Cash remains the favoured choice for Isa savers according to the latest HMRC annual savings statistics.
In the 2022-23 tax year, 12.5mn adult Isa accounts received subscriptions, an increase from 11.8mn in the previous tax year. The total amount subscribed into these Isas was just over £72bn, an increase of £5.2bn compared to 2021-22. £42bn was paid into cash Isas compared to the £28bn paid into stocks and shares Isas.
The gap between cash saving and investing therefore widened this year, with the stocks and shares Isa amounts falling 18 per cent compared with the previous year.
The decline in subscriptions to stocks and shares Isas partly marks the end of the Covid-era investing surge, with markets returning to more typical conditions. It has also been influenced by the return to higher interest rates on cash savings following on from a long period of historic lows.
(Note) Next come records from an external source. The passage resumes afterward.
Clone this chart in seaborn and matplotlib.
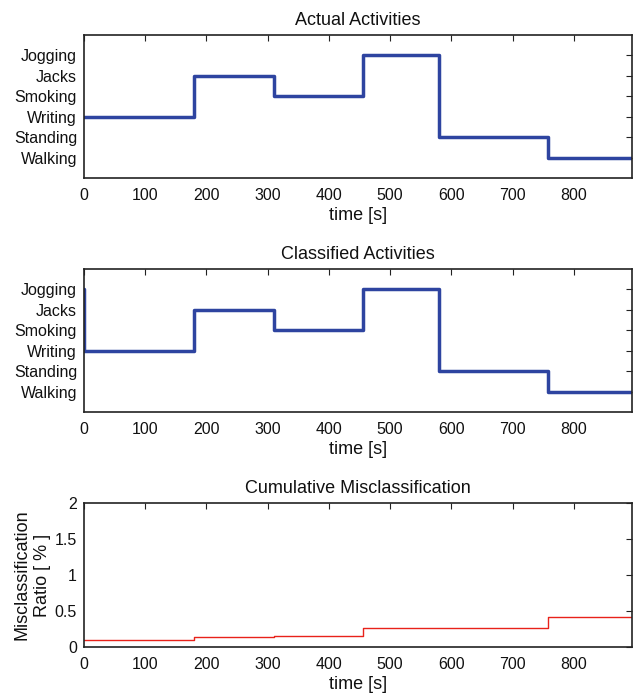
import matplotlib
matplotlib.use("Agg")
import matplotlib.pyplot as plt
import seaborn as sns
import pandas as pd

# ---- data ----
activities = ["Walking", "Standing", "Writing", "Smoking", "Jacks", "Jogging"]

actual_t = [0, 180, 310, 455, 579, 758, 895]
actual_act = ["Writing", "Jacks", "Smoking", "Jogging", "Standing", "Walking", "Walking"]

classified_t = [0, 0, 180, 310, 455, 579, 758, 895]
classified_act = ["Jogging", "Writing", "Jacks", "Smoking", "Jogging", "Standing", "Walking", "Walking"]

mis_t = [0, 180, 310, 455, 758, 895]
mis_ratio = [0.093, 0.135, 0.153, 0.27, 0.42, 0.42]

x_ticks = [0, 100, 200, 300, 400, 500, 600, 700, 800]
mis_ticks = [0, 0.5, 1, 1.5, 2]

# ---- style ----
sns.set_style("white")
plt.rcParams["font.family"] = ["Liberation Sans", "DejaVu Sans"]
plt.rcParams["font.size"] = 11.5
plt.rcParams["xtick.direction"] = "in"
plt.rcParams["ytick.direction"] = "in"
plt.rcParams["xtick.top"] = True
plt.rcParams["ytick.right"] = True
for k in ["text.color", "axes.labelcolor", "xtick.color", "ytick.color"]:
    plt.rcParams[k] = "#111111"

code = {a: i + 1 for i, a in enumerate(activities)}

W, H = 638, 699
fig = plt.figure(figsize=(W / 100, H / 100), dpi=100)

def add_axes(top, bottom, left=84, right=632):
    return fig.add_axes([left / W, 1 - bottom / H, (right - left) / W, (bottom - top) / H])

ax1 = add_axes(35, 178)
ax2 = add_axes(269, 412)
ax3 = add_axes(503, 647)

blue = "#2E44A0"
red = "#E8221A"

df1 = pd.DataFrame({"t": actual_t, "v": [code[a] for a in actual_act]})
df2 = pd.DataFrame({"t": classified_t, "v": [code[a] for a in classified_act]})
df3 = pd.DataFrame({"t": mis_t, "v": mis_ratio})

for ax, df, title in [(ax1, df1, "Actual Activities"), (ax2, df2, "Classified Activities")]:
    sns.lineplot(data=df, x="t", y="v", ax=ax, estimator=None, sort=False,
                 drawstyle="steps-post", color=blue, lw=2.5)
    ax.set_ylim(0, 7)
    ax.set_yticks(range(1, 7))
    ax.set_yticklabels(activities)
    ax.set_title(title, fontsize=13, pad=7)

sns.lineplot(data=df3, x="t", y="v", ax=ax3, estimator=None, sort=False,
             drawstyle="steps-post", color=red, lw=1.0)
ax3.set_ylim(0, 2)
ax3.set_yticks(mis_ticks)
ax3.set_yticklabels(["0", "0.5", "1", "1.5", "2"])
ax3.set_title("Cumulative Misclassification", fontsize=13, pad=7)
ax3.set_ylabel("Misclassification\nRatio [ % ]", fontsize=13, labelpad=3, linespacing=1.25)

for ax in (ax1, ax2, ax3):
    ax.set_xlim(0, 895)
    ax.set_xticks(x_ticks)
    ax.set_xlabel("time [s]", fontsize=13, labelpad=3)
    if ax is not ax3:
        ax.set_ylabel("")
    ax.tick_params(length=4, width=0.8, color="#222222", labelsize=11.5)
    ax.tick_params(axis="x", pad=7)
    ax.tick_params(axis="y", pad=5)
    for s in ax.spines.values():
        s.set_visible(True)
        s.set_color("#222222")
        s.set_linewidth(1.2)

fig.savefig("out.png", dpi=100, facecolor="white")
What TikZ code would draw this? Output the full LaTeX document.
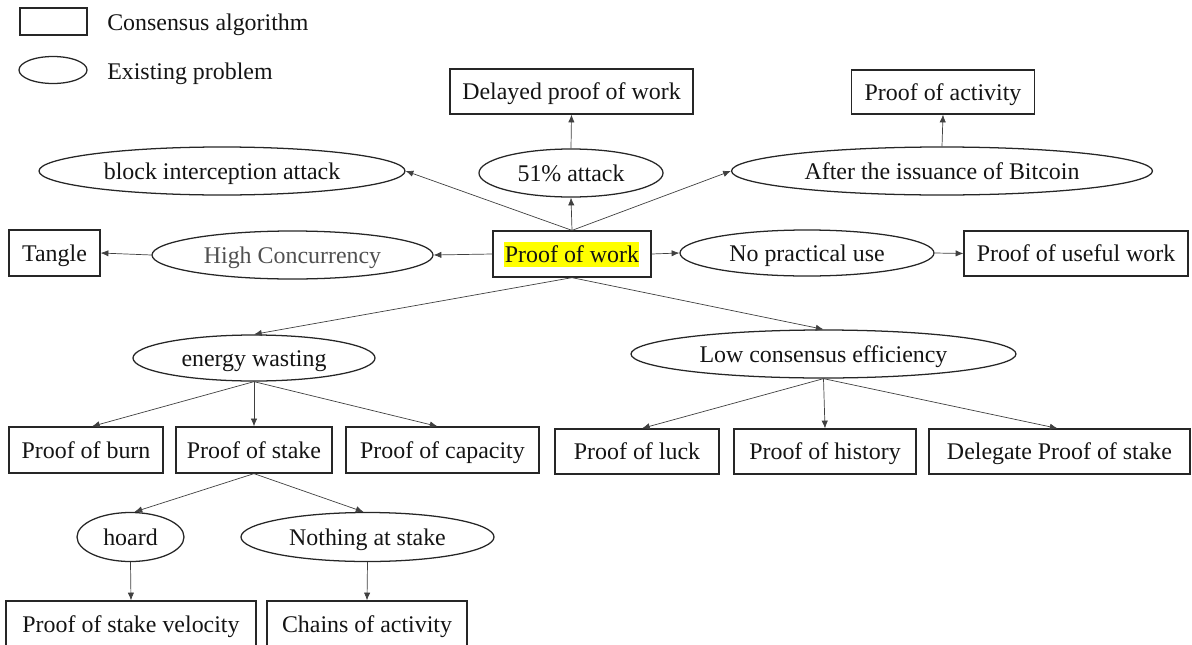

One of the primary reasons that cash Isas continue to be favoured is their low-risk nature; for risk-averse savers, potentially those nearing retirement or those with short-term savings goals, the assurance of not losing their principal amount makes cash Isas an attractive option.
The trade-off of sticking with cash Isas is the challenge of keeping up with inflation. In recent years, inflation rates have often outpaced the interest earned on cash savings, meaning that the real value of money saved in a cash Isa could decrease over time.
While there will always be reasons to hold some cash, the regulator does view high levels of cash held by consumers as an issue.
The Financial Conduct Authority has expressed concerns about consumers holding excessive amounts of cash, particularly in low interest accounts. They acknowledge that while some cash savings are essential for short-term needs and emergencies, holding large sums in cash over the long term, in their view, can lead to missed opportunities for better returns through investment, especially in times of lower interest rates and higher inflation.
The FCA reports that nearly 8.6mn consumers were holding more than £10,000 of investible assets in cash. As part of their strategy they want to reduce this by 20 per cent by 2025.
One of the keys to achieving this is for more consumers to seek and receive regulated advice, but the FCA also acknowledge there is an issue here with the advice gap, when consumers cannot access or afford financial advice or where suitable advice is not available to them.
This gap typically affects individuals who have limited financial resources or less complex financial needs, as the cost of receiving personalised advice can often outweigh the perceived benefits.
The FCA’s advice guidance boundary review is an initiative aimed at clarifying the distinction between financial advice and guidance. The review seeks to establish clearer rules around what constitutes advice versus guidance, reducing confusion for both firms and consumers.